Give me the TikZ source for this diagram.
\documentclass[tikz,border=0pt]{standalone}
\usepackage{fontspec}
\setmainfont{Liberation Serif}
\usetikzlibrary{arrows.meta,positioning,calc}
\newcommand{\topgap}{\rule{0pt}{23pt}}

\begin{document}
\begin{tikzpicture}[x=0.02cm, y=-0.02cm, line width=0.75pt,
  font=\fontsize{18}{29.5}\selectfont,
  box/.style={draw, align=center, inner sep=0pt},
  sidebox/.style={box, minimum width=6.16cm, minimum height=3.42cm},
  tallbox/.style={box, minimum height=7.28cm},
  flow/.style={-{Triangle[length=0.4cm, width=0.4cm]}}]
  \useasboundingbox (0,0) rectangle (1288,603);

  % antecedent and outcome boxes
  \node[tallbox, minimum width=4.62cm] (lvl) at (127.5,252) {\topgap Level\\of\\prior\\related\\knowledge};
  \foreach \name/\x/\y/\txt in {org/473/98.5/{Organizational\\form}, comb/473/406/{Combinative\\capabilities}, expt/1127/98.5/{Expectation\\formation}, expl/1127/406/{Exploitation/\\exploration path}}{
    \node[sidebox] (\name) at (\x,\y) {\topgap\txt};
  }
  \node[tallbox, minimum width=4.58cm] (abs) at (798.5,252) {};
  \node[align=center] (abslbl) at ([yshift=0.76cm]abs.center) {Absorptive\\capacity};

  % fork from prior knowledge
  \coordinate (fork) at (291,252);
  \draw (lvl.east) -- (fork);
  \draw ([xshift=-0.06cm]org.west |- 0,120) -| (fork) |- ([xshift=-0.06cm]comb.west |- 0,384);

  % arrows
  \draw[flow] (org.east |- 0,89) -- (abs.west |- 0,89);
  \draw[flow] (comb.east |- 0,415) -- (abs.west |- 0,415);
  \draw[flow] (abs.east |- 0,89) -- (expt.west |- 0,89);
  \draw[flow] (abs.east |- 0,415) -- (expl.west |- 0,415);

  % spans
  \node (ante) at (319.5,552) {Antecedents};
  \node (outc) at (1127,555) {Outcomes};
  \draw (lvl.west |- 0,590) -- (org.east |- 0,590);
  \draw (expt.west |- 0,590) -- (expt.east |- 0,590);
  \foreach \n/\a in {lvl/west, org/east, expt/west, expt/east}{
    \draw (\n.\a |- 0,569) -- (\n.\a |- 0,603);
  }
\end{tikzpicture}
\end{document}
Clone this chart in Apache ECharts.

(What is required):
Return all of the data word for word.

(Solution for this problem):
Give me the TikZ source for this diagram.
\documentclass[tikz,border=0pt]{standalone}
\usepackage{fontspec}
\setmainfont{Liberation Serif}
\usetikzlibrary{arrows.meta,positioning,calc}
\newcommand{\topgap}{\rule{0pt}{23pt}}

\begin{document}
\begin{tikzpicture}[x=0.02cm, y=-0.02cm, line width=0.75pt,
  font=\fontsize{18}{29.5}\selectfont,
  box/.style={draw, align=center, inner sep=0pt},
  sidebox/.style={box, minimum width=6.16cm, minimum height=3.42cm},
  tallbox/.style={box, minimum height=7.28cm},
  flow/.style={-{Triangle[length=0.4cm, width=0.4cm]}}]
  \useasboundingbox (0,0) rectangle (1288,603);

  % antecedent and outcome boxes
  \node[tallbox, minimum width=4.62cm] (lvl) at (127.5,252) {\topgap Level\\of\\prior\\related\\knowledge};
  \foreach \name/\x/\y/\txt in {org/473/98.5/{Organizational\\form}, comb/473/406/{Combinative\\capabilities}, expt/1127/98.5/{Expectation\\formation}, expl/1127/406/{Exploitation/\\exploration path}}{
    \node[sidebox] (\name) at (\x,\y) {\topgap\txt};
  }
  \node[tallbox, minimum width=4.58cm] (abs) at (798.5,252) {};
  \node[align=center] (abslbl) at ([yshift=0.76cm]abs.center) {Absorptive\\capacity};

  % fork from prior knowledge
  \coordinate (fork) at (291,252);
  \draw (lvl.east) -- (fork);
  \draw ([xshift=-0.06cm]org.west |- 0,120) -| (fork) |- ([xshift=-0.06cm]comb.west |- 0,384);

  % arrows
  \draw[flow] (org.east |- 0,89) -- (abs.west |- 0,89);
  \draw[flow] (comb.east |- 0,415) -- (abs.west |- 0,415);
  \draw[flow] (abs.east |- 0,89) -- (expt.west |- 0,89);
  \draw[flow] (abs.east |- 0,415) -- (expl.west |- 0,415);

  % spans
  \node (ante) at (319.5,552) {Antecedents};
  \node (outc) at (1127,555) {Outcomes};
  \draw (lvl.west |- 0,590) -- (org.east |- 0,590);
  \draw (expt.west |- 0,590) -- (expt.east |- 0,590);
  \foreach \n/\a in {lvl/west, org/east, expt/west, expt/east}{
    \draw (\n.\a |- 0,569) -- (\n.\a |- 0,603);
  }
\end{tikzpicture}
\end{document}
Clone this chart in Apache ECharts.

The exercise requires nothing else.